Allowance for Doubtful Accounts
Allowance for Doubtful Accounts
In the normal course of business, the Company grants credit directly to certain wholesale customers after a credit analysis is performed based on financial and other criteria. Accounts receivable are recorded net of an
allowance for doubtful accounts. The Company maintains allowances for doubtful accounts for estimated losses that may result from the inability of its wholesale customers and licensing partners to make their required payments. The Company bases its allowances on analysis of the aging of accounts receivable at the date of the financial statements, assessments of historical and current collection trends, evaluation of the impact of current and future forecasted economic conditions and whether the Company has obtained credit insurance or other guarantees. Management performs regular evaluations concerning the ability of its customers to make required payments and records a provision for doubtful accounts based on these evaluations.
As of October 28, 2023, approximately 48% of the Company’s total net trade accounts receivable and 62% of its European net trade receivables were subject to credit insurance coverage, certain bank guarantees or letters of credit for collection purposes. The Company’s credit insurance coverage contains certain terms and conditions specifying deductibles and annual claim limits. Management evaluates the creditworthiness of the counterparties to the credit insurance, bank guarantees and letters of credit and records a provision for the risk of loss on these instruments based on these evaluations as considered necessary.
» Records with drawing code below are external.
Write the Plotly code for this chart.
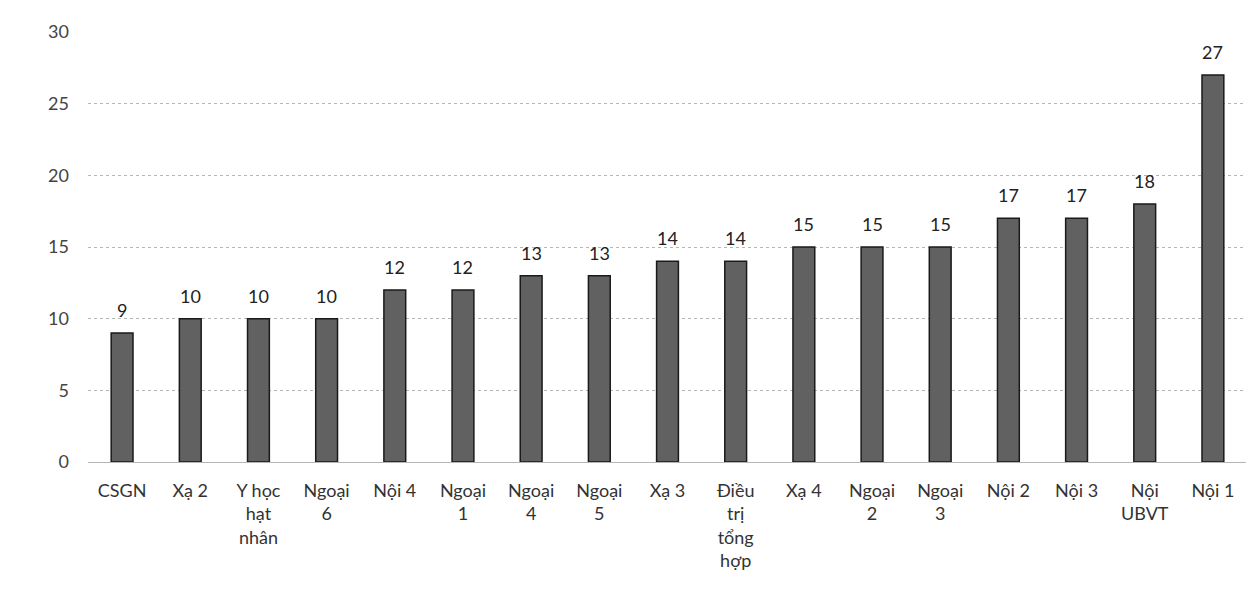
import plotly.graph_objects as go

departments = [
    "CSGN", "Xạ 2", "Y học<br>hạt<br>nhân", "Ngoại<br>6", "Nội 4",
    "Ngoại<br>1", "Ngoại<br>4", "Ngoại<br>5", "Xạ 3",
    "Điều<br>trị<br>tổng<br>hợp", "Xạ 4", "Ngoại<br>2", "Ngoại<br>3",
    "Nội 2", "Nội 3", "Nội<br>UBVT", "Nội 1",
]
counts = [9, 10, 10, 10, 12, 12, 13, 13, 14, 14, 15, 15, 15, 17, 17, 18, 27]
y_ticks = [0, 5, 10, 15, 20, 25, 30]

FONT = "Lato, 'Open Sans', sans-serif"

fig = go.Figure(
    go.Bar(
        x=departments,
        y=counts,
        marker=dict(color="#616161", line=dict(color="#1a1a1a", width=1.5)),
        width=0.32,
        hoverinfo="x+y",
    )
)

# value labels sitting a little above each bar
for dept, v in zip(departments, counts):
    fig.add_annotation(
        x=dept, y=v, text=str(v), showarrow=False,
        yanchor="bottom", yshift=10,
        font=dict(size=18, color="#222222", family=FONT),
    )

fig.update_layout(
    width=1254,
    height=614,
    margin=dict(l=80, r=15, t=18, b=160),
    plot_bgcolor="white",
    paper_bgcolor="white",
    showlegend=False,
    font=dict(family=FONT, size=18, color="#333333"),
    xaxis=dict(
        tickfont=dict(size=18, color="#333333"),
        showgrid=False,
        showline=False,
        ticks="",
        tickangle=0,
        ticklabelstandoff=16,
    ),
    yaxis=dict(
        range=[0, 30],
        tickvals=y_ticks,
        tickfont=dict(size=18, color="#444444"),
        showgrid=True,
        gridcolor="#b5b5b5",
        griddash="dot",
        gridwidth=1,
        zeroline=True,
        zerolinecolor="#b5b5b5",
        zerolinewidth=1,
        ticks="",
        ticklabelstandoff=18,
    ),
)

fig.write_html("out.html")
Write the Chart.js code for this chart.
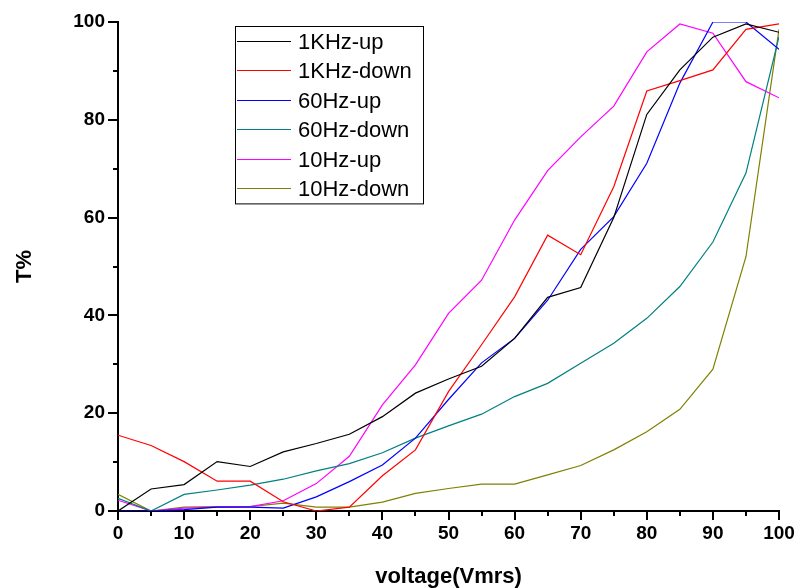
<!DOCTYPE html>
<html>
<head>
<meta charset="utf-8">
<script src="https://cdn.jsdelivr.net/npm/chart.js@4"></script>
<style>
  html, body { margin: 0; padding: 0; background: #fff; }
  #wrap { width: 798px; height: 588px; }
</style>
</head>
<body>
<div id="wrap"><canvas id="c" width="798" height="588"></canvas></div>
<script>
// voltage steps (Vmrs)
const voltage = [0, 5, 10, 15, 20, 25, 30, 35, 40, 45, 50, 55, 60, 65, 70, 75, 80, 85, 90, 95, 100];

// transmittance T% for each drive frequency / sweep direction
const khz1Up    = [0, 4.5, 5.4, 10.1, 9.1, 12.1, 13.8, 15.7, 19.3, 24.1, 27, 29.6, 35.3, 43.7, 45.7, 60, 81.1, 90.2, 96.9, 99.6, 97.9];
const khz1Down  = [15.5, 13.4, 10.1, 6.1, 6.1, 1.9, 0, 0.8, 7.2, 12.5, 24.4, 34, 43.8, 56.4, 52.4, 66.3, 85.9, 88, 90.2, 98.5, 99.6];
const hz60Up    = [0, 0, 0.3, 0.8, 0.8, 0.6, 2.9, 6, 9.4, 14.9, 22.8, 30.3, 35.3, 43.1, 53.5, 60.2, 71.1, 87.5, 100, 100, 94.4];
const hz60Down  = [2.6, 0, 3.4, 4.3, 5.3, 6.5, 8.2, 9.7, 11.9, 14.9, 17.4, 19.8, 23.4, 26.1, 30.2, 34.3, 39.4, 45.9, 55, 69.1, 97];
const hz10Up    = [2.2, 0, 0.6, 0.8, 0.9, 2.1, 5.6, 11.2, 21.7, 29.9, 40.4, 47.2, 59.5, 69.6, 76.5, 82.8, 93.9, 99.6, 97.7, 87.8, 84.5];
const hz10Down  = [3.4, 0, 0.8, 0.9, 0.9, 1.6, 0.8, 0.8, 1.8, 3.6, 4.6, 5.5, 5.5, 7.4, 9.3, 12.5, 16.2, 20.8, 29, 52, 98.5];

const seriesNames  = ['1KHz-up', '1KHz-down', '60Hz-up', '60Hz-down', '10Hz-up', '10Hz-down'];
const seriesValues = [khz1Up, khz1Down, hz60Up, hz60Down, hz10Up, hz10Down];
const seriesColors = ['#000000', '#ff0000', '#0000ff', '#008080', '#ff00ff', '#808000'];

const datasets = seriesNames.map((name, i) => ({
  label: name,
  data: voltage.map((v, j) => ({ x: v, y: seriesValues[i][j] })),
  borderColor: seriesColors[i],
  backgroundColor: seriesColors[i],
  borderWidth: 1.2,
  pointRadius: 0,
  tension: 0,
  fill: false
}));

// short minor ticks between the labelled ones
const minorTicks = {
  id: 'minorTicks',
  afterDraw(chart) {
    const { ctx, scales: { x, y } } = chart;
    ctx.save();
    ctx.strokeStyle = '#000';
    ctx.lineWidth = 2;
    ctx.beginPath();
    for (let v = 5; v < 100; v += 10) {
      const px = Math.round(x.getPixelForValue(v));
      ctx.moveTo(px, x.top);
      ctx.lineTo(px, x.top + 5);
    }
    for (let v = 10; v < 100; v += 20) {
      const py = Math.round(y.getPixelForValue(v));
      ctx.moveTo(y.right, py);
      ctx.lineTo(y.right - 5, py);
    }
    ctx.stroke();
    ctx.restore();
  }
};

// boxed legend inside the plot area
const boxLegend = {
  id: 'boxLegend',
  afterDraw(chart) {
    const { ctx } = chart;
    const left = 235, top = 26, w = 188, rowH = 29.4;
    ctx.save();
    ctx.fillStyle = '#fff';
    ctx.fillRect(left, top, w, rowH * 6 + 1);
    ctx.strokeStyle = '#000';
    ctx.lineWidth = 1;
    ctx.strokeRect(left + 0.5, top + 0.5, w, rowH * 6 + 1);
    ctx.font = '22px "Liberation Sans", Arial, sans-serif';
    ctx.textBaseline = 'middle';
    ctx.fillStyle = '#000';
    chart.data.datasets.forEach((ds, i) => {
      const cy = Math.round(top + 15 + i * rowH) + 0.5;
      ctx.strokeStyle = ds.borderColor;
      ctx.beginPath();
      ctx.moveTo(left + 2, cy);
      ctx.lineTo(left + 56, cy);
      ctx.stroke();
      ctx.fillText(ds.label, left + 63, cy + 1);
    });
    ctx.restore();
  }
};

const tickFont = { family: '"Liberation Sans", Arial, sans-serif', size: 19, weight: 'bold' };
const titleFont = { family: '"Liberation Sans", Arial, sans-serif', size: 22, weight: 'bold' };

new Chart(document.getElementById('c'), {
  type: 'line',
  data: { datasets },
  options: {
    responsive: false,
    animation: false,
    layout: { padding: { top: 22, right: 19, left: 8, bottom: 0 } },
    plugins: { legend: { display: false }, tooltip: { enabled: false } },
    scales: {
      x: {
        type: 'linear',
        min: 0, max: 100,
        border: { color: '#000', width: 2 },
        grid: { drawOnChartArea: false, drawTicks: true, tickLength: 9, color: '#000', lineWidth: 2 },
        ticks: { stepSize: 10, color: '#000', font: tickFont, padding: 2, maxRotation: 0 },
        title: { display: true, text: 'voltage(Vmrs)', color: '#000', font: titleFont, padding: { top: 4, bottom: -2 } },
        afterFit(scale) { scale.height = 77; }
      },
      y: {
        min: 0, max: 100,
        border: { color: '#000', width: 2 },
        grid: { drawOnChartArea: false, drawTicks: true, tickLength: 10, color: '#000', lineWidth: 2 },
        ticks: { stepSize: 20, color: '#000', font: tickFont, padding: 3 },
        title: { display: true, text: 'T%', color: '#000', font: titleFont, padding: { bottom: 50 } },
        afterFit(scale) { scale.width = 110; }
      }
    }
  },
  plugins: [minorTicks, boxLegend]
});
</script>
</body>
</html>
Recently Issued Accounting Guidance
Recently Issued Accounting Guidance
Reference Rate Reform
The Financial Accounting Standards Board (“FASB”) issued guidance to provide temporary optional expedients to ease the potential burden in accounting for reference rate reform. This guidance provides optional expedients and exceptions for applying generally accepted accounting principles to contract modifications and hedging relationships, subject to certain criteria, referencing the London Interbank Offered Rate (“LIBOR”) or another reference rate expected to be discontinued. The FASB issued subsequent amendments to further clarify the scope of optional expedients and exceptions to derivatives affected by the transition. The guidance is intended to help stakeholders during the global market-wide reference rate transition period.
The Company identified and modified its loans and other financial instruments with attributes directly or indirectly influenced by LIBOR. The Company determined, of its current LIBOR references as outlined in Note 9 Borrowings and Finance Lease Obligations, Note 15 Fair Value Measurements and Note 16 Derivative Financial Instruments, only the obligations under Mortgage Debt (as defined in Note 9), credit facilities and interest rate swap agreements were impacted by this guidance. In May 2023, the Company amended the terms of the Mortgage Debt for the interest rate to be based on Secured Overnight Financing Rate (“SOFR”) effective May 1, 2023. The Company also amended its existing interest rate swap agreement, resulting in a swap fixed rate of approximately 3.14%. As of October 28, 2023, the Company does not have any financial instruments with attributes directly or indirectly influenced by LIBOR.